Edmund Weiner, deputy chief editor of the O.E.D., takes pleasure in describing how online publishing has improved his venerable institution.

OED internet home page
The O.E.D.'s internet home page
© Reproduced with the permission of the Secretary to the Delegates of Oxford University Press
Before 2000, updating the O.E.D. was such a mammoth undertaking that, although there were supplements and additions on which the Second Edition of 1989 was based, it had never fully been revised. But since March 2000, the revised O.E.D. has been published in quarterly alphabetical sections, and since 2001 new words from outside those sections have also been published. The evermore powerful and user-friendly website is, as Weiner says, "responsive, searchable and flexible in ways the book could never be."

Weiner explains that rolling publication makes a dramatic difference to how it feels to work on the O.E.D. Beforehand, toiling towards a distant target could become oppressive, and it was stressful to know that anything that got missed would stay missed for a long time. "It is morale-boosting to know that the fruits of one’s labours will soon be visible, and it also keeps you on your toes. Also, while our standards haven’t dropped, it’s reassuring to know that if a reader brings something new to light, we can revise the online version."

Weiner breaks his time at the dictionary into three periods:

  • Before 1989, everything was still paper-oriented.

  • From 1989 to 2000, the lexicographers increasingly used computers and databases, and began to develop a vision of what the online O.E.D. would be like.

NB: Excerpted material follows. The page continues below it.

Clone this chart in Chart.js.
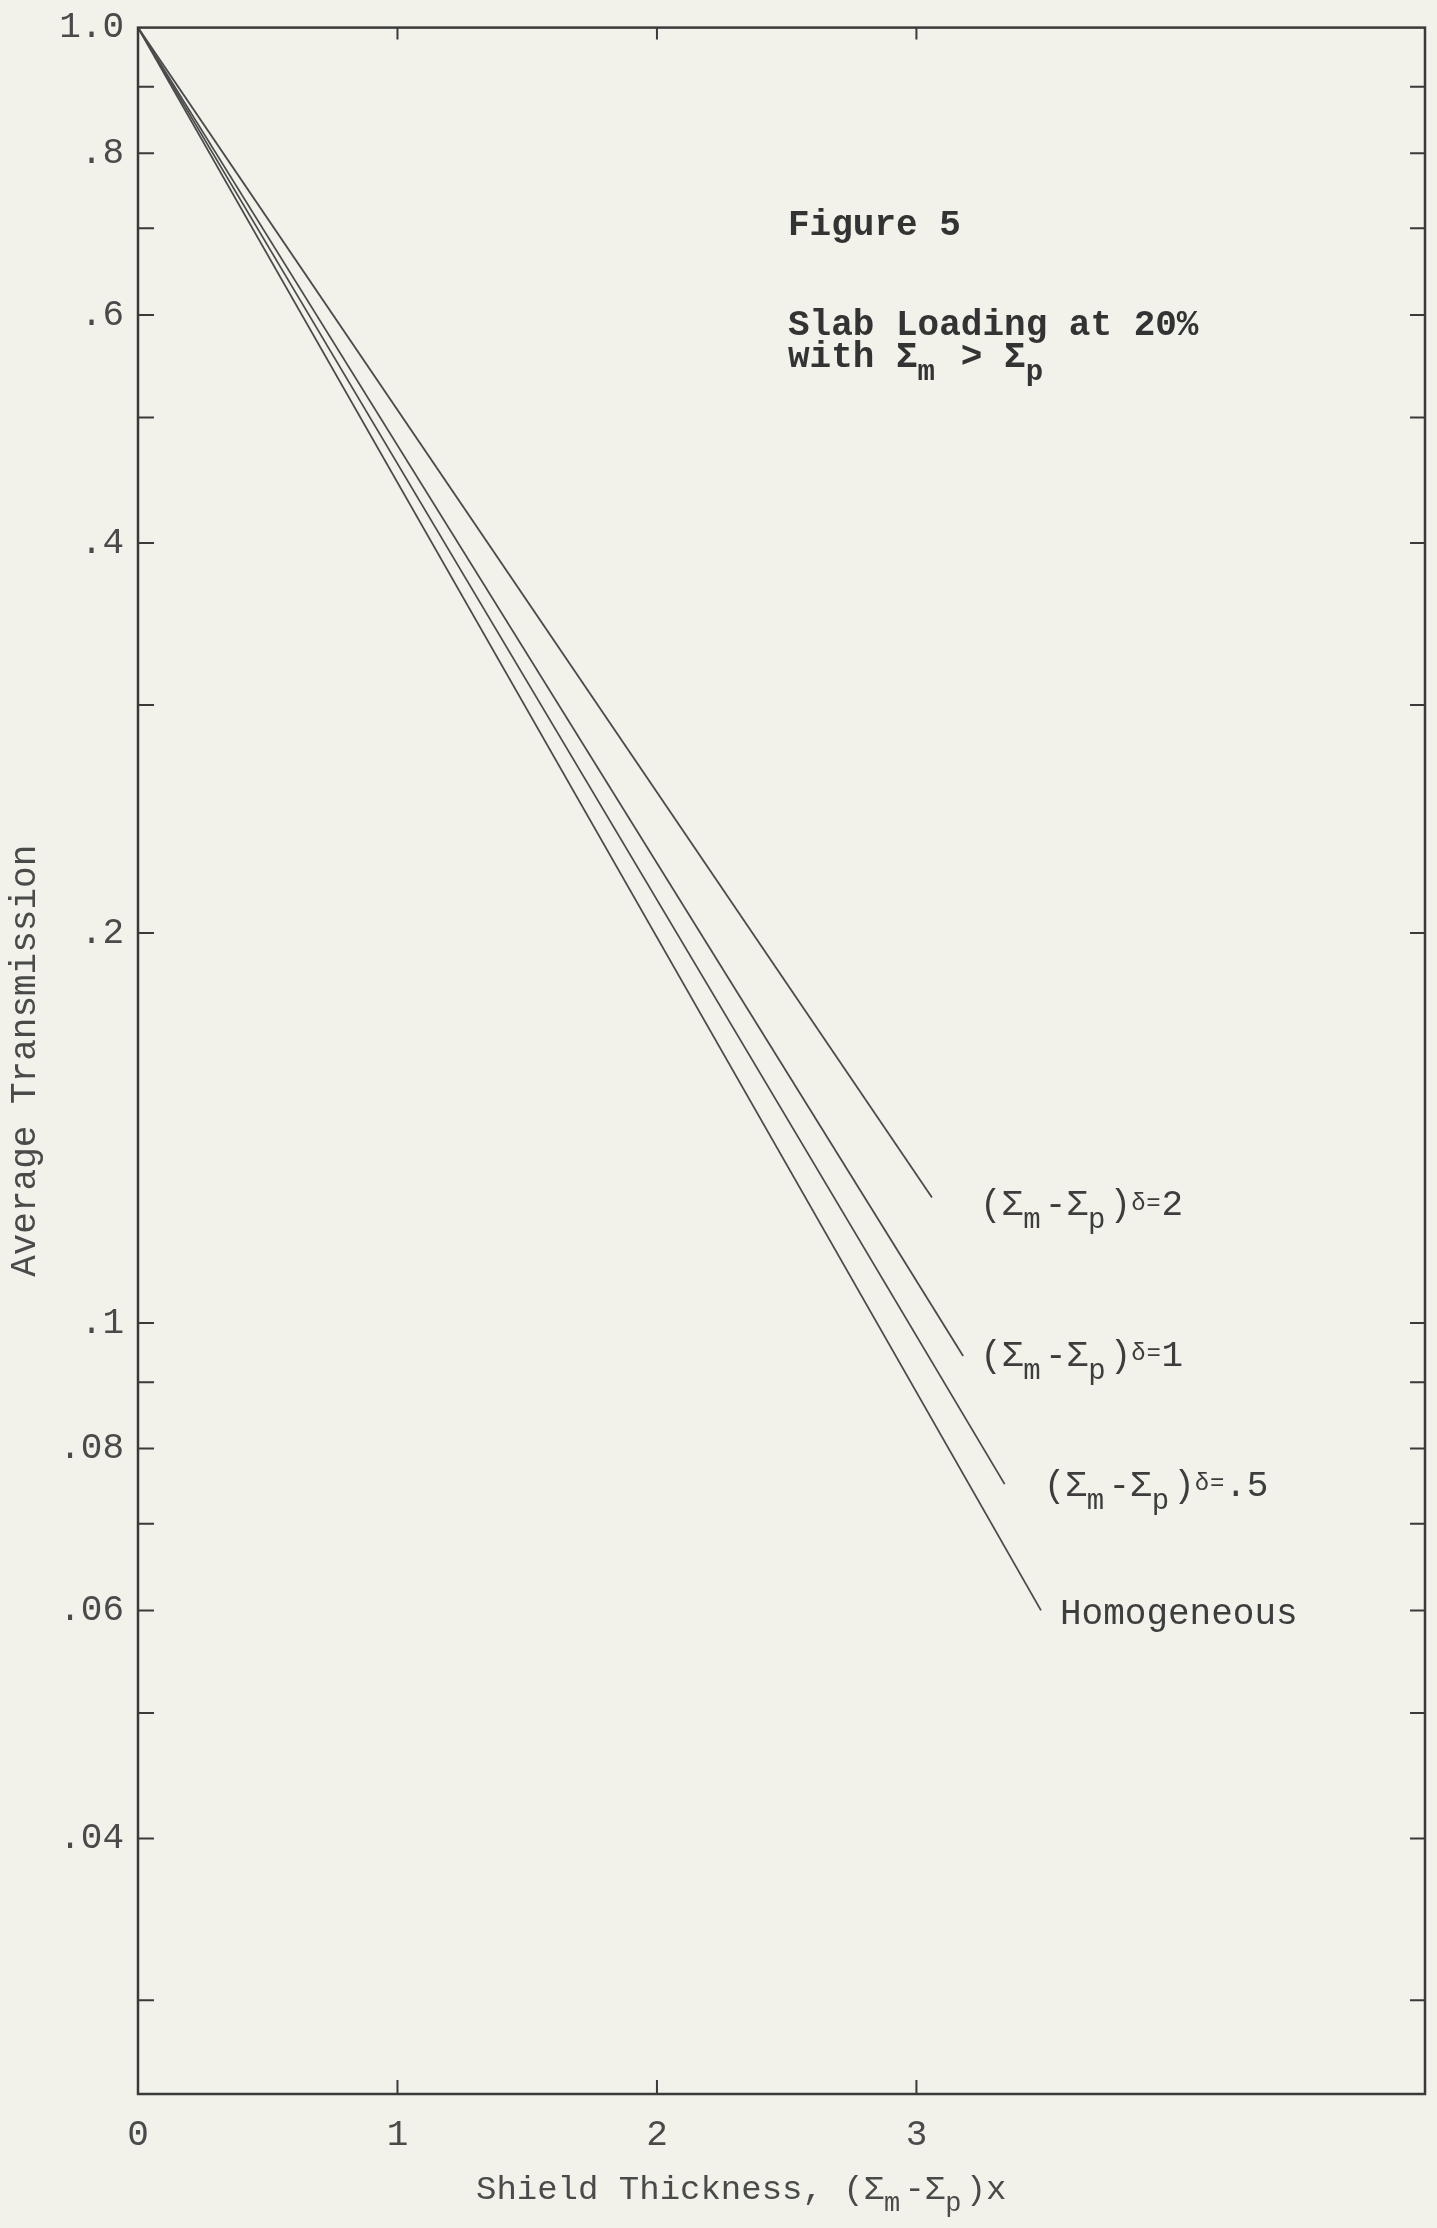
<!DOCTYPE html>
<html>
<head>
<meta charset="utf-8">
<title>Figure 5 - Slab Loading at 20%</title>
<script src="https://cdn.jsdelivr.net/npm/chart.js@4.4.1/dist/chart.umd.min.js"></script>
<style>
  html, body { margin: 0; padding: 0; background: #f2f2eb; }
  #wrap { width: 1437px; height: 2228px; position: relative; }
</style>
</head>
<body>
<div id="wrap"><canvas id="fig"></canvas></div>
<script>
// values (semi-log, straight lines from (0, 1.0))
const seriesNames = ['(Σm-Σp)δ=2', '(Σm-Σp)δ=1', '(Σm-Σp)δ=.5', 'Homogeneous'];
const thicknessD2 = [0, 3.06];
const transD2 = [1.0, 0.125];
const thicknessD1 = [0, 3.18];
const transD1 = [1.0, 0.0943];
const thicknessD05 = [0, 3.34];
const transD05 = [1.0, 0.0751];
const thicknessHom = [0, 3.48];
const transHom = [1.0, 0.060];

const xTickValues = [0, 1, 2, 3];
const yTickValues = [1.0, 0.9, 0.8, 0.7, 0.6, 0.5, 0.4, 0.3, 0.2, 0.1, 0.09, 0.08, 0.07, 0.06, 0.05, 0.04, 0.03];
const yTickLabels = ['1.0', '', '.8', '', '.6', '', '.4', '', '.2', '.1', '', '.08', '', '.06', '', '.04', ''];

const figureLines = ['Figure 5', 'Slab Loading at 20%', 'with Σm > Σp'];
const xTitle = 'Shield Thickness, (Σm-Σp)x';
const yTitle = 'Average Transmission';

const FONT = '"Liberation Mono", "DejaVu Sans Mono", monospace';
const INK = '#3d3d3d';

function pts(xs, ys) {
  return xs.map((x, i) => ({ x: x, y: ys[i] }));
}

// typewriter style text: Σ followed by m/p is dropped down, δ and = are small
function drawRich(ctx, text, x, y, size, color, weight) {
  let prev = '';
  const w = weight ? weight + ' ' : '';
  ctx.fillStyle = color || INK;
  ctx.textBaseline = 'middle';
  ctx.textAlign = 'left';
  ctx.font = w + size + 'px ' + FONT;
  const pitch = ctx.measureText('M').width;
  for (const ch of text) {
    let s = size, dy = 0, adv = pitch;
    if (prev === 'Σ' && (ch === 'm' || ch === 'p')) {
      s = Math.round(size * 0.8); dy = size * 0.42;
    } else if (ch === 'δ' || ch === '=') {
      s = Math.round(size * 0.68); dy = -size * 0.06; adv = pitch * 0.7;
    }
    ctx.font = w + s + 'px ' + FONT;
    ctx.fillText(ch, x, y + dy);
    x += adv;
    prev = ch;
  }
}

// pixel nudges of each curve label from the end of its line
const labelShift = [[48, 8], [17, 0], [39, 2], [19, 4]];

const paperPlugin = {
  id: 'paper',
  afterDraw(chart) {
    const ctx = chart.ctx;
    const a = chart.chartArea;
    const xs = chart.scales.x;
    const ys = chart.scales.y;
    ctx.save();
    ctx.strokeStyle = '#3a3a3a';
    ctx.lineWidth = 2.5;
    ctx.strokeRect(a.left, a.top, a.right - a.left, a.bottom - a.top);

    // inward tick marks on all four sides
    ctx.lineWidth = 2;
    ctx.beginPath();
    yTickValues.slice(1).forEach(v => {
      const py = ys.getPixelForValue(v);
      ctx.moveTo(a.left, py); ctx.lineTo(a.left + 16, py);
      ctx.moveTo(a.right, py); ctx.lineTo(a.right - 15, py);
    });
    xTickValues.slice(1).forEach(v => {
      const px = xs.getPixelForValue(v);
      ctx.moveTo(px, a.bottom); ctx.lineTo(px, a.bottom - 14);
      ctx.moveTo(px, a.top); ctx.lineTo(px, a.top + 12);
    });
    ctx.stroke();

    // curve labels at the line ends
    chart.data.datasets.forEach((ds, i) => {
      const end = ds.data[ds.data.length - 1];
      const px = xs.getPixelForValue(end.x) + labelShift[i][0];
      const py = ys.getPixelForValue(end.y) + labelShift[i][1];
      drawRich(ctx, ds.label, px, py, 36);
    });

    // figure caption block
    drawRich(ctx, figureLines[0], 788, 226, 36, '#333333', 'bold');
    drawRich(ctx, figureLines[1], 788, 326, 36, '#333333', 'bold');
    drawRich(ctx, figureLines[2], 788, 358, 36, '#333333', 'bold');

    // x axis title
    drawRich(ctx, xTitle, 476, 2190, 34, '#4a4a4a');
    ctx.restore();
  }
};

const lineStyle = { borderColor: '#4b4b4b', borderWidth: 1.8, pointRadius: 0, tension: 0, fill: false };

new Chart(document.getElementById('fig'), {
  type: 'line',
  data: {
    datasets: [
      Object.assign({ label: seriesNames[0], data: pts(thicknessD2, transD2) }, lineStyle),
      Object.assign({ label: seriesNames[1], data: pts(thicknessD1, transD1) }, lineStyle),
      Object.assign({ label: seriesNames[2], data: pts(thicknessD05, transD05) }, lineStyle),
      Object.assign({ label: seriesNames[3], data: pts(thicknessHom, transHom) }, lineStyle)
    ]
  },
  options: {
    responsive: true,
    maintainAspectRatio: false,
    animation: false,
    layout: { padding: { top: 25, right: 12, left: 0, bottom: 0 } },
    plugins: {
      legend: { display: false },
      tooltip: { enabled: false }
    },
    scales: {
      x: {
        type: 'linear',
        min: 0,
        max: 4.96,
        grid: { display: false },
        border: { display: false },
        afterFit: s => { s.height = 2228 - 2094; },
        afterBuildTicks: s => { s.ticks = xTickValues.map(v => ({ value: v })); },
        ticks: {
          autoSkip: false,
          maxRotation: 0,
          padding: 12,
          color: '#4a4a4a',
          font: { family: FONT, size: 36 },
          callback: v => String(v)
        }
      },
      y: {
        type: 'logarithmic',
        min: 0.0254,
        max: 1.0,
        grid: { display: false },
        border: { display: false },
        afterFit: s => { s.width = 138; },
        afterBuildTicks: s => { s.ticks = yTickValues.map(v => ({ value: v })); },
        title: {
          display: true,
          text: yTitle,
          color: '#4a4a4a',
          font: { family: FONT, size: 36 },
          padding: { top: 4, bottom: 4 }
        },
        ticks: {
          autoSkip: false,
          padding: 6,
          color: '#4a4a4a',
          font: { family: FONT, size: 36 },
          callback: (v, i) => yTickLabels[i]
        }
      }
    }
  },
  plugins: [paperPlugin]
});
</script>
</body>
</html>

  • Since 2000, this vision has started to be realised. It is now possible, for instance, to search instantly for all the words for which Shakespeare was the first cited author – bloodstained, catlike, downstairs, employment and fashionable among them.

The web is a verbal medium, and increasing numbers of words are having their first published use online. The O.E.D. wants to cite these uses, but online publishing is only semi-permanent – material can be erased or altered. Graeme Diamond, principal editor, New Words, explains that the dictionary is periodically forced to print out a web page, date it and store it in the O.E.D. archive.

This is a small problem to set against the advantages to be gained. Jesse Sheidlower, the O.E.D.’s North American editor-at-large, runs a site hunting the earliest citations of words used in the world of Science Fiction. This project started after a freelance O.E.D. researcher asked the online fan community to look for an earlier Sci Fi use of "mutant" than 1954, and was quickly provided with a 1938 example.

The dictionary was interactive long before the internet - its volunteer reading programmes, instigated in 1857, contributed something like a million quotations to the first edition - but Graeme Diamond says that the internet multiplied the volume of people making contact. Not every voluntary contribution can make its way into the O.E.D., but, says Diamond, "the vast majority of them are interesting, are made in precisely the right spirit, and show a good awareness of what we’re trying to do, and anything we didn’t know before is helpful."

The internet has proved a great opportunity for the O.E.D. As Weiner says, "It contains such wealth that lexicographers have to be more proactive than ever, but the satisfaction of publishing within the online community is greater."